>> begin Material for the task

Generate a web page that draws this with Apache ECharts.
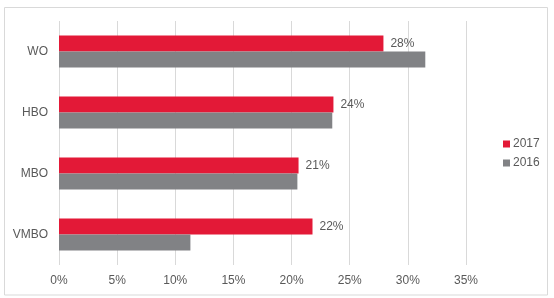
<!DOCTYPE html>
<html><head><meta charset="utf-8">
<script src="https://cdn.jsdelivr.net/npm/echarts@6/dist/echarts.min.js"></script>
<style>html,body{margin:0;padding:0;background:#fff}#c{width:554px;height:298px}</style>
</head><body><div id="c"></div>
<script>
const categories = ['WO', 'HBO', 'MBO', 'VMBO'];
const values2017 = [27.9, 23.6, 20.6, 21.8];
const values2016 = [31.5, 23.5, 20.5, 11.3];
const seriesNames = ['2017', '2016'];
const chart = echarts.init(document.getElementById('c'));
const txt = '#595959';
const font = 'Liberation Sans, Arial, sans-serif';
chart.setOption({
  animation: false,
  textStyle: { fontFamily: font },
  graphic: [{ type: 'rect', shape: { x: 4.5, y: 7.5, width: 543, height: 287.5 }, style: { fill: 'none', stroke: '#d9d9d9', lineWidth: 1 }, silent: true }],
  grid: { left: 59, right: 88, top: 21, bottom: 33 },
  legend: {
    orient: 'vertical', left: 498, top: 133, itemWidth: 7, itemHeight: 7, itemGap: 7, icon: 'rect',
    textStyle: { color: txt, fontSize: 12, fontFamily: font, padding: [0, 0, 0, -2] },
    data: seriesNames
  },
  xAxis: {
    type: 'value', min: 0, max: 35, interval: 5,
    axisLabel: { formatter: '{value}%', color: txt, fontSize: 12, margin: 10 },
    splitLine: { lineStyle: { color: '#d9d9d9' } },
    axisLine: { show: false }, axisTick: { show: false }
  },
  yAxis: {
    type: 'category', data: categories, inverse: true,
    axisLabel: { color: txt, fontSize: 12, margin: 11 },
    axisLine: { show: false }, axisTick: { show: false }
  },
  series: [
    { name: seriesNames[0], type: 'bar', data: values2017, barWidth: 16, barGap: '0%', itemStyle: { color: '#e31937' },
      label: { show: true, position: 'right', distance: 7, color: txt, fontSize: 12, formatter: p => Math.round(p.value) + '%' } },
    { name: seriesNames[1], type: 'bar', data: values2016, barWidth: 16, barGap: '0%', itemStyle: { color: '#818285' } }
  ]
});
</script></body></html>
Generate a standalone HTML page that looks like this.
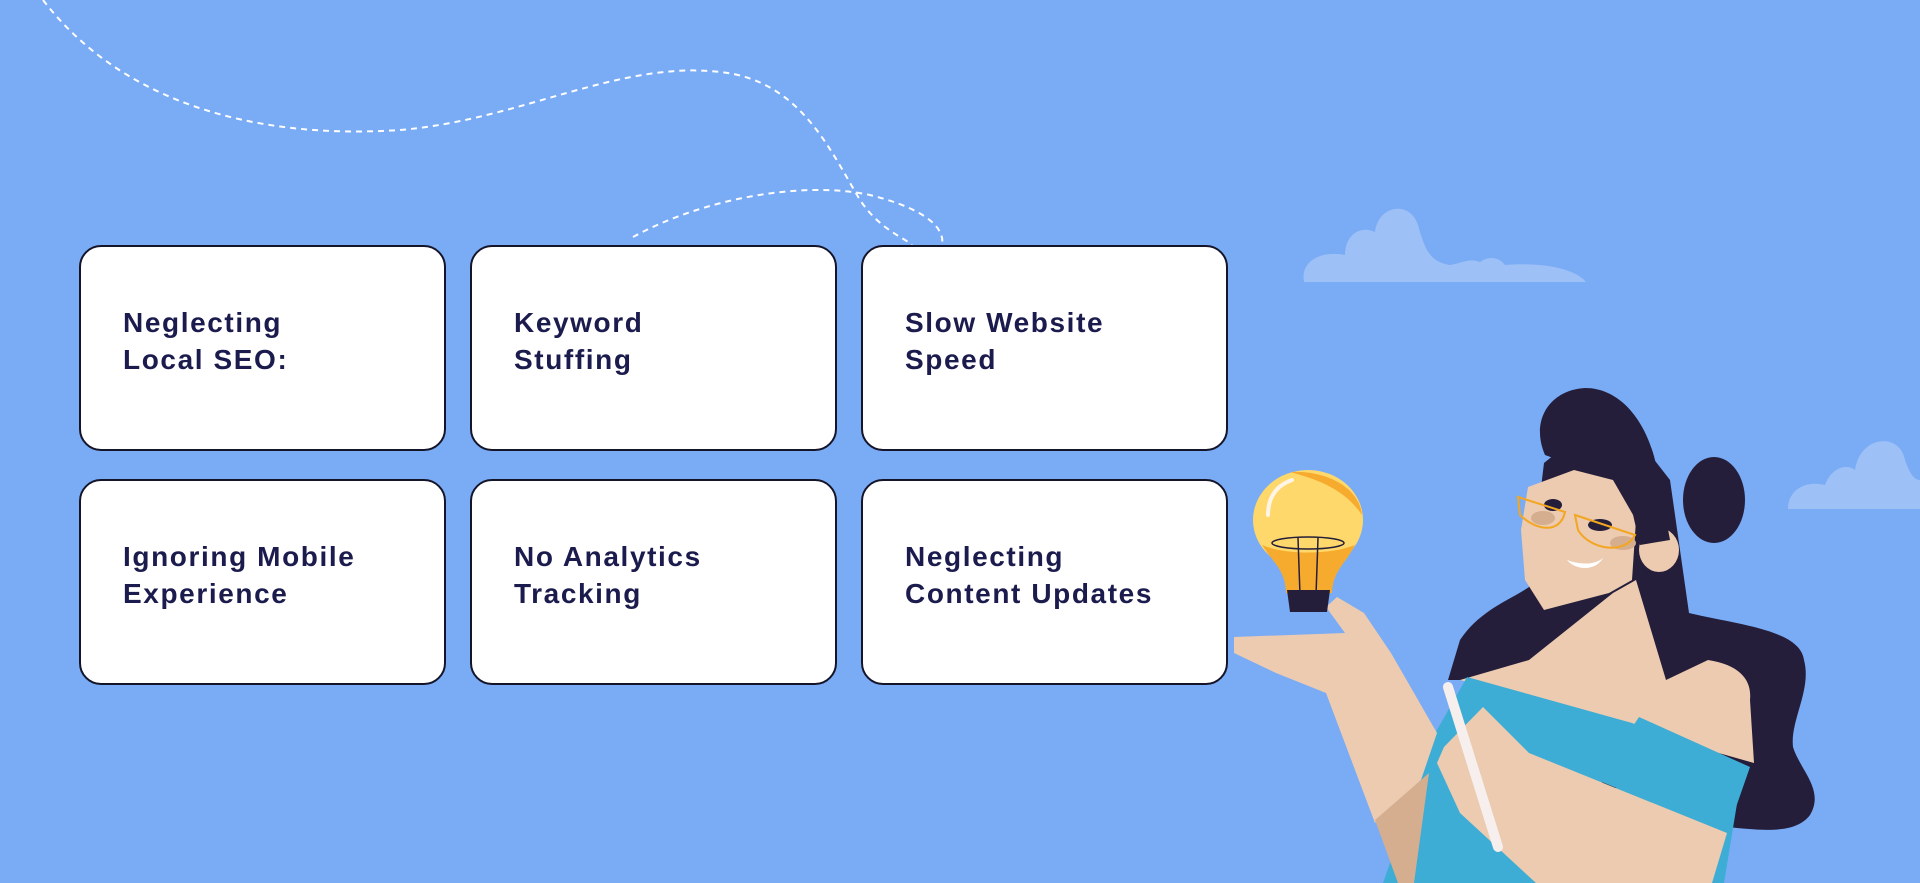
<!DOCTYPE html>
<html><head><meta charset="utf-8"><style>
html,body{margin:0;padding:0}
body{width:1920px;height:883px;background:#7aabf5;position:relative;overflow:hidden;font-family:"Liberation Sans",sans-serif}
.box{position:absolute;width:367px;height:206px;background:#fff;border:2px solid #15152a;border-radius:22px;box-sizing:border-box;display:flex;flex-direction:column;justify-content:center;padding-left:42px;padding-bottom:14px}
.box div{font-weight:bold;font-size:28px;line-height:37px;color:#1b1b4d;letter-spacing:1.6px}
svg{position:absolute;left:0;top:0}
</style></head><body>
<svg width="1920" height="883" viewBox="0 0 1920 883">
<g fill="none" stroke="#fff" stroke-width="2" stroke-dasharray="6 5">
<path d="M43,0 C120,100 250,140 400,130 C520,120 620,60 720,72 C800,80 830,150 860,200 C880,230 905,238 912,245"/>
<path d="M633,237 C700,200 800,180 870,195 C930,210 945,230 942,245"/>
</g>
<g fill="#9dc0f6">
<path d="M1304,282 C1300,262 1320,250 1345,255 C1345,235 1360,225 1375,232 C1378,205 1410,200 1418,225 C1425,250 1430,262 1450,265 C1465,262 1470,258 1480,262 C1490,255 1500,258 1505,265 C1540,262 1575,268 1586,282 Z"/>
<path d="M1788,509 C1788,490 1805,480 1825,485 C1830,470 1845,462 1855,470 C1860,435 1900,432 1905,460 C1910,475 1915,480 1920,480 L1920,509 Z"/>
</g>
<path fill="#241e3a" d="M1544,463 L1613,407 L1670,480 L1689,613 C1740,625 1800,630 1804,660 C1812,690 1790,720 1793,747 C1800,770 1825,790 1810,815 C1795,835 1760,830 1727,827 L1613,680 L1448,680 L1460,640 C1480,610 1510,600 1529,587 Z"/>
<path fill="#eccbb0" d="M1529,660 L1613,593 L1636,580 L1666,680 L1708,660 C1740,665 1752,680 1750,700 L1754,763 L1460,680 Z"/>
<path fill="#3dadd6" d="M1467,677 L1632,723 L1743,767 L1724,883 L1383,883 L1437,730 Z"/>
<path fill="#241e3a" d="M1597,790 L1640,727 L1652,735 L1608,800 Z"/>
<path fill="#3dadd6" d="M1639,717 L1750,767 L1727,833 L1597,780 Z"/>
<path fill="#eccbb0" d="M1234,637 L1345,633 L1326,607 L1337,597 L1364,613 L1391,653 L1437,733 L1421,780 L1375,823 L1326,693 L1276,673 L1234,653 Z"/>
<path fill="#d5ae8f" d="M1375,820 L1429,773 L1414,883 L1398,883 Z"/>
<path fill="#eccbb0" d="M1444,747 L1483,707 L1529,753 L1727,833 L1712,883 L1536,883 L1460,813 L1437,763 Z"/>
<line x1="1448" y1="687" x2="1498" y2="847" stroke="#f6efed" stroke-width="10" stroke-linecap="round"/>
<path fill="#eccbb0" d="M1528,487 L1574,470 L1613,480 L1636,520 L1632,580 L1609,593 L1544,610 L1525,580 L1521,530 Z"/>
<ellipse cx="1659" cy="550" rx="20" ry="22" fill="#eccbb0"/>
<path fill="#241e3a" d="M1545,455 C1530,420 1550,390 1585,388 C1620,388 1645,420 1655,460 L1670,540 L1640,545 L1625,480 C1600,470 1570,465 1545,455 Z"/>
<ellipse cx="1714" cy="500" rx="31" ry="43" fill="#241e3a"/>
<ellipse cx="1553" cy="505" rx="9" ry="6" fill="#241e3a"/>
<ellipse cx="1600" cy="525" rx="12" ry="6" fill="#241e3a"/>
<ellipse cx="1543" cy="518" rx="12" ry="7" fill="#d5ae8f"/>
<ellipse cx="1623" cy="543" rx="13" ry="7" fill="#d5ae8f"/>
<g fill="none" stroke="#f2a622" stroke-width="2"><path d="M1518,497 L1565,512 C1560,535 1535,530 1520,515 Z"/><path d="M1575,515 L1635,535 C1625,555 1590,550 1578,530 Z"/></g>
<path d="M1567,560 C1580,565 1595,565 1603,558 C1595,572 1575,570 1567,560 Z" fill="#fff"/>
<ellipse cx="1308" cy="520" rx="55" ry="50" fill="#ffd86b"/>
<path d="M1290,472 C1330,470 1360,490 1362,515 C1345,490 1320,480 1290,472 Z" fill="#f7ab2e"/>
<path d="M1262,545 C1275,565 1285,570 1286,593 L1332,593 C1333,570 1345,565 1355,545 C1330,555 1285,555 1262,545 Z" fill="#f7ab2e"/>
<path d="M1287,590 L1330,590 L1327,612 L1290,612 Z" fill="#241e3a"/>
<ellipse cx="1308" cy="543" rx="36" ry="6" fill="none" stroke="#241e3a" stroke-width="1.5"/>
<path d="M1298,538 L1300,595 M1318,538 L1316,595" stroke="#241e3a" stroke-width="1.5"/>
<path d="M1268,515 C1268,495 1278,485 1292,480" stroke="#fff5e6" stroke-width="4" fill="none" stroke-linecap="round"/>
</svg>
<div class="box" style="left:79px;top:245px"><div>Neglecting</div><div>Local SEO:</div></div>
<div class="box" style="left:470px;top:245px"><div>Keyword</div><div>Stuffing</div></div>
<div class="box" style="left:861px;top:245px"><div>Slow Website</div><div>Speed</div></div>
<div class="box" style="left:79px;top:479px"><div>Ignoring Mobile</div><div>Experience</div></div>
<div class="box" style="left:470px;top:479px"><div>No Analytics</div><div>Tracking</div></div>
<div class="box" style="left:861px;top:479px"><div>Neglecting</div><div>Content Updates</div></div>
</body></html>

>> end Material for the task

Return each line among the entries that holds the word "this".

Generate a web page that draws this with Apache ECharts.
Generate a standalone HTML page that looks like this.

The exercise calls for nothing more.